False positives are more likely when data is incomplete or misleading. A home IP address might be shared by dozens of neighbours on the same mobile network. A name might match someone else on a watchlist. A facial recognition system might misidentify someone because of poor lighting or bias in its training data. These are not rare anomalies; they are structural limitations of the tools. The practical mitigation is to reduce ambiguity where you can: keep your account details consistent, avoid unnecessary changes to login patterns, and be prepared to prove legitimate use. Some risks cannot be fully reduced — if a service relies on a faulty model, the only remedy may be a complaint or choosing a different service.
Why most harm comes from aggregation, not single actions
One click, one location ping, or one purchase rarely reveals much. The real power comes from aggregation: many small data points combined across time and services. A fitness app can infer commuting habits; a supermarket loyalty card shows weekly routines; a social media account reveals social ties. When these are combined, a detailed picture emerges that can be used for targeting, pricing, or influence. This is why the most significant privacy risk often is not a dramatic breach but a slow accumulation of ordinary data.
Aggregation also increases the impact of mistakes. A wrong address on one service might be trivial, but if it is copied across multiple systems it becomes harder to correct.

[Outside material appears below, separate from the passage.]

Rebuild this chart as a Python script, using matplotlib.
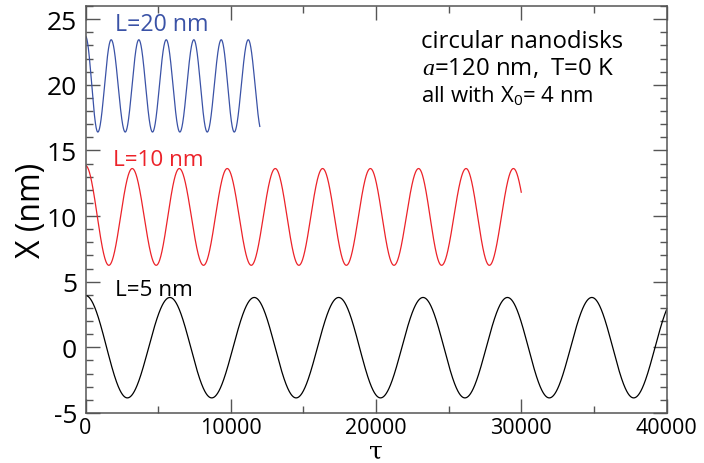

A mistaken fraud flag can spread through shared databases, leading to account denials or repeated manual checks. The mitigation is to reduce unnecessary data sharing and to separate identities where it makes sense. Using different email addresses for different services, declining optional data fields, and limiting app permissions do not stop all aggregation, but they reduce the links between datasets.
None of this means you must live in isolation or avoid digital services. It means choosing where you accept tracking, where you add friction, and where you invest effort in more robust protection. Some risks can be reduced through simple habits; others are embedded in how modern services work and can only be understood and managed. The practical goal is not perfect privacy, but informed trade-offs based on your situation.